Insight 1: The Role of Non-Physician Practitioners in Value-Based Care Must Grow
Practitioners like physical and occupational therapists and behavioral health providers aren't being leveraged at scale for the value they can create and the outcomes they can improve through their care. Value-Based care programs can't afford to continue missing this opportunity.
Early primary access to these providers expands the reach of physicians. They possess patient care skills and clinical expertise that physician and APPs just don't have.
It's a remnant of an old culture. The education and expertise of these providers is now very high. They have licenses that allow patients to access their care without a physician's referral.
What still stops patients from accessing non-physician practitioners as a "first touch" for care that they are most appropriate for? It's a long list, but at the top of the list we can start with fee-for-service physician incentives, outdated beliefs, and the cultural hierarchy in medicine.
Insight 2: The Importance of Incentivizing All Healthcare Professionals
Healthcare practitioners with the skills, knowledge, and clinical license to reduce total cost of care must be not just point solutions for physicians at risk, but directly accountable for their contributions to improved outcomes, lower total cost of care, and a better, more engaged patient experience.
To start, at-risk providers and payers can contract with them as "Preferred Providers," such as what's available in the ACO REACH program.
Primary care providers should leverage this option and develop a strategic plan to drive more patients there.
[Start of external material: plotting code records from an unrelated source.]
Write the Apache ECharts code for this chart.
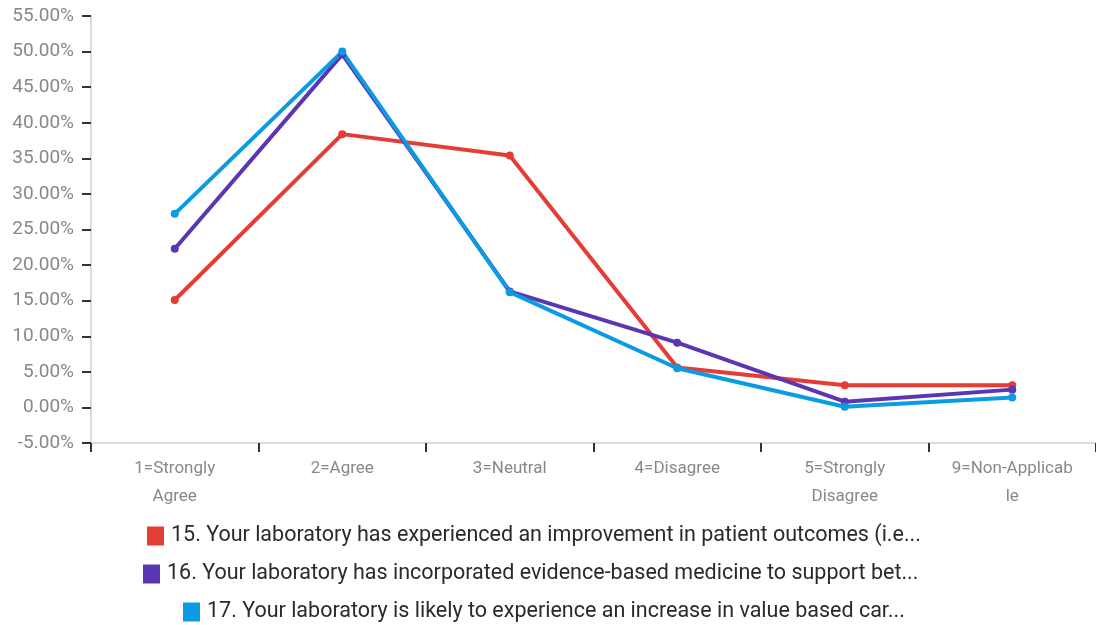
<!DOCTYPE html>
<html><head><meta charset="utf-8">
<script src="https://cdn.jsdelivr.net/npm/echarts@6/dist/echarts.min.js"></script>
<style>html,body{margin:0;padding:0;background:#fff}#c{width:1096px;height:625px}</style>
</head><body><div id="c"></div>
<script>
const categories = ['1=Strongly\nAgree', '2=Agree', '3=Neutral', '4=Disagree', '5=Strongly\nDisagree', '9=Non-Applicab\nle'];
const seriesNames = [
  '15. Your laboratory has experienced an improvement in patient outcomes (i.e...',
  '16. Your laboratory has incorporated evidence-based medicine to support bet...',
  '17. Your laboratory is likely to experience an increase in value based car...'
];
const q15 = [15.1, 38.4, 35.4, 5.6, 3.1, 3.1];
const q16 = [22.3, 49.6, 16.3, 9.1, 0.8, 2.5];
const q17 = [27.2, 50.0, 16.2, 5.5, 0.1, 1.4];
const colors = ['#e53c35', '#5b36b2', '#0a9be3'];
const yTicks = {min: -5, max: 55, interval: 5};

const chart = echarts.init(document.getElementById('c'));
const dataSets = [q15, q16, q17];
const legendTops = [525, 563, 601];
const legendLefts = [147, 143, 183];
chart.setOption({
  animation: false,
  color: colors,
  grid: {left: 91, top: 16, bottom: 182, right: -3},
  legend: seriesNames.map((n, i) => ({
    data: [n], left: legendLefts[i], top: legendTops[i], icon: 'rect', padding: 0,
    itemWidth: 17, itemHeight: 19, itemGap: 6,
    textStyle: {fontFamily: 'Roboto', fontSize: 21.5, color: '#2a2a2a', padding: [0, 0, 0, 2]},
    selectedMode: false
  })),
  xAxis: {
    type: 'category', data: categories, boundaryGap: true,
    axisLine: {onZero: false, lineStyle: {color: '#dcdcdc', width: 2}},
    axisTick: {show: true, length: 9, lineStyle: {color: '#333', width: 2}},
    axisLabel: {color: '#888', fontFamily: 'Roboto', fontSize: 17, lineHeight: 28, margin: 12, interval: 0}
  },
  yAxis: {
    type: 'value', min: yTicks.min, max: yTicks.max, interval: yTicks.interval,
    splitLine: {show: false},
    axisLine: {show: true, lineStyle: {color: '#d0d0d0', width: 1.5}},
    axisTick: {show: true, length: 9, lineStyle: {color: '#333', width: 2}},
    axisLabel: {color: '#888', fontFamily: 'Roboto', fontSize: 19, margin: 17,
      formatter: v => v.toFixed(2) + '%'}
  },
  series: seriesNames.map((n, i) => ({
    name: n, type: 'line', data: dataSets[i],
    symbol: 'circle', symbolSize: 8,
    lineStyle: {width: 4}, itemStyle: {color: colors[i]}
  }))
});
</script></body></html>
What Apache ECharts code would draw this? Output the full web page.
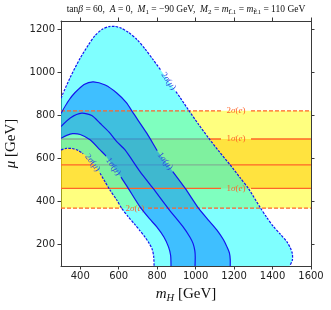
<!DOCTYPE html>
<html><head><meta charset="utf-8">
<script src="https://cdn.jsdelivr.net/npm/echarts@6/dist/echarts.min.js"></script>
<style>html,body{margin:0;padding:0;background:#fff}#c{width:331px;height:310px}</style>
</head><body><div id="c"></div>
<script>
// ---------- data ----------
const mH_range = [300, 1600];
const mu_range = [100, 1240];
const mH_ticks = [400, 600, 800, 1000, 1200, 1400, 1600];
const mu_ticks = [200, 400, 600, 800, 1000, 1200];

// 2σ(μ) outer boundary (dashed)
const mu2sOuter_mH = [300, 347, 399, 442, 477, 515, 550, 580, 612, 650, 696, 737, 779, 824, 867, 920, 963, 1013, 1067, 1123, 1180, 1232, 1275, 1336, 1370, 1405, 1440, 1475, 1492, 1503, 1503, 1489];
const mu2sOuter_mu = [881, 976, 1066, 1128, 1172, 1202, 1214, 1215, 1207, 1188, 1153, 1110, 1060, 1005, 950, 883, 826, 762, 696, 632, 570, 510, 460, 372, 326, 283, 249, 212, 185, 158, 127, 100];
// 2σ(μ) inner boundary (dashed)
const mu2sInner_mH = [300, 326, 357, 389, 425, 461, 493, 529, 555, 590, 616, 649, 685, 711, 737, 758, 774, 782, 784];
const mu2sInner_mu = [640, 647, 647, 638, 617, 584, 547, 492, 453, 407, 368, 330, 292, 264, 234, 206, 178, 145, 100];
// 1σ(μ) outer boundary
const mu1sOuter_mH = [300, 340, 372, 420, 468, 530, 590, 640, 676, 746, 798, 841, 946, 1015, 1065, 1111, 1145, 1163, 1176, 1180, 1180];
const mu1sOuter_mu = [810, 870, 906, 945, 957, 942, 905, 860, 811, 718, 640, 588, 461, 369, 315, 267, 222, 189, 160, 130, 100];
// central μ line
const muCentral_mH = [300, 350, 408, 460, 503, 550, 590, 633, 711, 779, 860, 935, 970, 987, 996, 998, 997];
const muCentral_mu = [749, 790, 811, 800, 764, 723, 679, 640, 539, 461, 365, 282, 235, 204, 170, 142, 100];
// 1σ(μ) inner boundary
const mu1sInner_mH = [300, 330, 360, 400, 451, 503, 529, 572, 616, 650, 711, 760, 798, 835, 859, 870, 872];
const mu1sInner_mu = [694, 708, 716, 712, 687, 640, 617, 562, 508, 461, 375, 320, 282, 235, 189, 150, 100];

// electron bands (horizontal)
const e2s = [369, 822];
const e1s = [461, 691];
const eCentral = 571;

// contour labels
const muLabel_text = ['2σ(μ)', '2σ(μ)', '1σ(μ)', '1σ(μ)'];
const muLabel_mH = [858, 460, 572, 841];
const muLabel_mu = [960, 578, 562, 588];
const eLabel_text = ['2σ(e)', '1σ(e)', '1σ(e)', '2σ(e)'];
const eLabel_mH = [1210, 1210, 1210, 685];
const eLabel_mu = [822, 691, 461, 369];

// ---------- styles ----------
const SERIF = '"Liberation Serif", "DejaVu Serif", serif';
const SANS = '"DejaVu Sans", sans-serif';
const AX = '#3a3a3a';
const BLUE = '#1414ee';
const ORANGE = '#ff6428';
const SM = 0.25;

function richLabel(t) {
  return t[0] + '{i|' + t[1] + '}(' + '{i|' + t[3] + '})';
}

function segCircle(q, p, c, r) {
  const dx = p[0] - q[0], dy = p[1] - q[1];
  const fx = q[0] - c[0], fy = q[1] - c[1];
  const a = dx * dx + dy * dy, b = 2 * (fx * dx + fy * dy), cc = fx * fx + fy * fy - r * r;
  const disc = b * b - 4 * a * cc;
  if (a === 0 || disc <= 0) return [];
  const s = Math.sqrt(disc);
  return [(-b - s) / (2 * a), (-b + s) / (2 * a)].filter(t => t > 0 && t < 1);
}
function cutPiece(pc, c, r) {
  const res = []; let cur = [];
  const ins = p => Math.hypot(p[0] - c[0], p[1] - c[1]) < r;
  let inside = ins(pc[0]);
  if (!inside) cur.push(pc[0]);
  for (let i = 1; i < pc.length; i++) {
    const q = pc[i - 1], p = pc[i];
    for (const t of segCircle(q, p, c, r)) {
      const m = [q[0] + (p[0] - q[0]) * t, q[1] + (p[1] - q[1]) * t];
      if (!inside) { cur.push(m); if (cur.length > 1) res.push(cur); cur = []; inside = true; }
      else { cur = [m]; inside = false; }
    }
    if (!inside) cur.push(p);
  }
  if (cur.length > 1) res.push(cur);
  return res;
}
function snap(pts, c) {
  let best = { d: Infinity };
  for (let i = 0; i < pts.length - 1; i++) {
    const a = pts[i], b = pts[i + 1];
    const dx = b[0] - a[0], dy = b[1] - a[1], L2 = dx * dx + dy * dy || 1;
    let t = ((c[0] - a[0]) * dx + (c[1] - a[1]) * dy) / L2; t = Math.max(0, Math.min(1, t));
    const x = a[0] + t * dx, y = a[1] + t * dy, d = Math.hypot(x - c[0], y - c[1]);
    if (d < best.d) best = { d, x, y, ang: Math.atan2(dy, dx) };
  }
  return best;
}

function lineSeries(xs, ys, stroke, width, dash, labels, labelColor, gap, z) {
  return {
    type: 'custom', coordinateSystem: 'cartesian2d', clip: true, silent: true, z: z,
    data: [[xs[0], ys[0]]],
    renderItem: (p, api) => {
      const pts = xs.map((x, i) => api.coord([x, ys[i]]));
      const labs = labels.map(l => {
        const s = snap(pts, api.coord([l.mH, l.mu]));
        let a = s.ang; if (a > Math.PI / 2) a -= Math.PI; if (a < -Math.PI / 2) a += Math.PI;
        return { x: s.x, y: s.y, rot: -a, text: l.text };
      });
      let pieces = [pts];
      labs.forEach(l => { let out = []; pieces.forEach(pc => { out = out.concat(cutPiece(pc, [l.x, l.y], gap)); }); pieces = out; });
      const children = pieces.map(pc => ({
        type: 'polyline', shape: { points: pc, smooth: xs.length > 2 ? SM : 0 },
        style: { stroke: stroke, lineWidth: width, lineDash: dash, fill: 'none' }
      }));
      labs.forEach(l => children.push({
        type: 'text', x: l.x, y: l.y, rotation: l.rot,
        style: {
          text: richLabel(l.text), fill: labelColor, fontFamily: SERIF, fontSize: 9,
          align: 'center', verticalAlign: 'middle',
          rich: { i: { fontStyle: 'italic', fill: labelColor, fontFamily: SERIF, fontSize: 9 } }
        }
      }));
      return { type: 'group', children: children };
    }
  };
}

function fillSeries(buildPts, color, smooth, z) {
  return {
    type: 'custom', coordinateSystem: 'cartesian2d', clip: true, silent: true, z: z,
    data: [[mH_range[0], mu_range[0]]],
    renderItem: (p, api) => ({
      type: 'polygon',
      shape: { points: buildPts().map(d => api.coord(d)), smooth: smooth },
      style: { fill: color }
    })
  };
}

function regionPts(ox, oy, ix, iy) {
  const low = mu_range[0] - 60, left = mH_range[0] - 60;
  const pts = ox.map((x, i) => [x, oy[i]]);
  pts.push([ox[ox.length - 1], low], [ix[ix.length - 1], low]);
  for (let i = ix.length - 1; i >= 0; i--) pts.push([ix[i], iy[i]]);
  pts.push([left, iy[0]], [left, oy[0]]);
  return pts;
}
function bandPts(b) {
  return [[mH_range[0], b[0]], [mH_range[1], b[0]], [mH_range[1], b[1]], [mH_range[0], b[1]]];
}
function labelsFor(idx, texts, xs, ys) {
  return idx.map(i => ({ text: texts[i], mH: xs[i], mu: ys[i] }));
}
const eLab = i => labelsFor([i], eLabel_text, eLabel_mH, eLabel_mu);
const muLab = i => labelsFor([i], muLabel_text, muLabel_mH, muLabel_mu);

const series = [
  fillSeries(() => bandPts(e2s), 'rgba(255,255,0,0.5)', 0, 1),
  fillSeries(() => bandPts(e1s), 'rgba(255,200,0,0.5)', 0, 1),
  lineSeries(mH_range, [e1s[1], e1s[1]], ORANGE, 1.3, null, eLab(1), ORANGE, 15, 1),
  lineSeries(mH_range, [eCentral, eCentral], ORANGE, 1.3, null, [], ORANGE, 15, 1),
  fillSeries(() => regionPts(mu2sOuter_mH, mu2sOuter_mu, mu2sInner_mH, mu2sInner_mu), 'rgba(0,255,255,0.5)', SM, 2),
  fillSeries(() => regionPts(mu1sOuter_mH, mu1sOuter_mu, mu1sInner_mH, mu1sInner_mu), 'rgba(0,127,255,0.5)', SM, 2),
  lineSeries(mH_range, [e2s[1], e2s[1]], ORANGE, 1.2, [4, 2], eLab(0), ORANGE, 15, 3),
  lineSeries(mH_range, [e1s[0], e1s[0]], ORANGE, 1.3, null, eLab(2), ORANGE, 15, 3),
  lineSeries(mH_range, [e2s[0], e2s[0]], ORANGE, 1.2, [4, 2], eLab(3), ORANGE, 13, 3),
  lineSeries(mu2sOuter_mH, mu2sOuter_mu, BLUE, 1.2, [2.5, 1.3], muLab(0), '#3048e0', 13, 4),
  lineSeries(mu2sInner_mH, mu2sInner_mu, BLUE, 1.2, [2.5, 1.3], muLab(1), '#3048e0', 13, 4),
  lineSeries(mu1sOuter_mH, mu1sOuter_mu, BLUE, 1.2, null, muLab(3), '#3048e0', 13, 4),
  lineSeries(muCentral_mH, muCentral_mu, BLUE, 1.2, null, [], '#3048e0', 13, 4),
  lineSeries(mu1sInner_mH, mu1sInner_mu, BLUE, 1.2, null, muLab(2), '#3048e0', 13, 4)
];

const axCommon = {
  type: 'value', splitLine: { show: false },
  axisLine: { show: true, onZero: false, lineStyle: { color: AX, width: 1 } },
  axisTick: { show: true, inside: false, length: 3.5, lineStyle: { color: AX, width: 1 } }
};
const labelStyle = { color: '#222', fontFamily: SANS, fontSize: 10, formatter: v => String(v) };

const chart = echarts.init(document.getElementById('c'), null, { renderer: 'canvas' });
chart.setOption({
  animation: false,
  backgroundColor: '#fff',
  title: {
    text: '{n|tan}{i|β}{n| = 60,  }{i|A}{n| = 0,  }{i|M}{s|1}{n| = −90 GeV,  }{i|M}{s|2}{n| = }{i|m}{s|L̃1}{n| = }{i|m}{s|Ẽ1}{n| = 110 GeV}',
    left: 186, top: 3, textAlign: 'center', padding: 0,
    textStyle: {
      fontFamily: SERIF, fontSize: 9.5, fontWeight: 'normal', color: '#111',
      rich: {
        n: { fontFamily: SERIF, fontSize: 9.5, fontWeight: 'normal', color: '#111' },
        i: { fontFamily: SERIF, fontSize: 9.5, fontWeight: 'normal', fontStyle: 'italic', color: '#111' },
        s: { fontFamily: SERIF, fontSize: 7, fontWeight: 'normal', color: '#111', verticalAlign: 'bottom', lineHeight: 13 }
      }
    }
  },
  grid: { left: 61, right: 20, top: 21, bottom: 44, containLabel: false, outerBoundsMode: 'none' },
  xAxis: [
    Object.assign({}, axCommon, {
      min: mH_range[0], max: mH_range[1], position: 'bottom',
      axisTick: Object.assign({}, axCommon.axisTick, { customValues: mH_ticks }),
      axisLabel: Object.assign({ customValues: mH_ticks, margin: 5 }, labelStyle),
      name: '{i|m}{s|H}{n| [GeV]}', nameLocation: 'middle', nameGap: 18,
      nameTextStyle: {
        fontFamily: SERIF, fontSize: 15, color: '#111',
        rich: {
          i: { fontFamily: SERIF, fontSize: 15, fontStyle: 'italic', color: '#111' },
          s: { fontFamily: SERIF, fontSize: 10.5, fontStyle: 'italic', color: '#111', verticalAlign: 'bottom', lineHeight: 20 },
          n: { fontFamily: SERIF, fontSize: 15, color: '#111' }
        }
      }
    }),
    Object.assign({}, axCommon, {
      min: mH_range[0], max: mH_range[1], position: 'top',
      axisTick: Object.assign({}, axCommon.axisTick, { customValues: mH_ticks }),
      axisLabel: { show: false }
    })
  ],
  yAxis: [
    Object.assign({}, axCommon, {
      min: mu_range[0], max: mu_range[1], position: 'left',
      axisTick: Object.assign({}, axCommon.axisTick, { customValues: mu_ticks }),
      axisLabel: Object.assign({ customValues: mu_ticks, margin: 6 }, labelStyle),
      name: '{i|μ}{n| [GeV]}', nameLocation: 'middle', nameGap: 31, nameRotate: 90,
      nameTextStyle: {
        fontFamily: SERIF, fontSize: 15, color: '#111',
        rich: {
          i: { fontFamily: SERIF, fontSize: 15, fontStyle: 'italic', color: '#111' },
          n: { fontFamily: SERIF, fontSize: 15, color: '#111' }
        }
      }
    }),
    Object.assign({}, axCommon, {
      min: mu_range[0], max: mu_range[1], position: 'right',
      axisTick: Object.assign({}, axCommon.axisTick, { customValues: mu_ticks }),
      axisLabel: { show: false }
    })
  ],
  series: series
});
</script></body></html>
What would that avoid? Unnecessary imaging, patients living home more safely, better patient engagement, unnecessary surgery, and so much more.
Insight 3: Overcoming Skepticism Towards Value-Based Care
Non-physicians are mostly unengaged in VBC in the present. Except for some nascent episodes of care solutions, the entire focus of VBC has been on physicians and health systems.
We see their presence in MSK point solutions, for example, but this is only a start. It doesn't come close to leveraging the totality of their scope of practice.
Bottom line: We can't access the true potential in value-based care without fully integrating non-physician practitioners, especially physical therapists, occupational therapists, and behavioral health providers. It's not about replacing roles – it's about optimizing our healthcare ecosystem.
The time has come to reimagine healthcare delivery. Physicians and at-risk entities should embrace non-physician practitioners at the top of their scope as partners in value-based care programs and not solely via point solutions. It's not just to fill gaps – it's to build a more efficient, effective, and patient-centered healthcare system.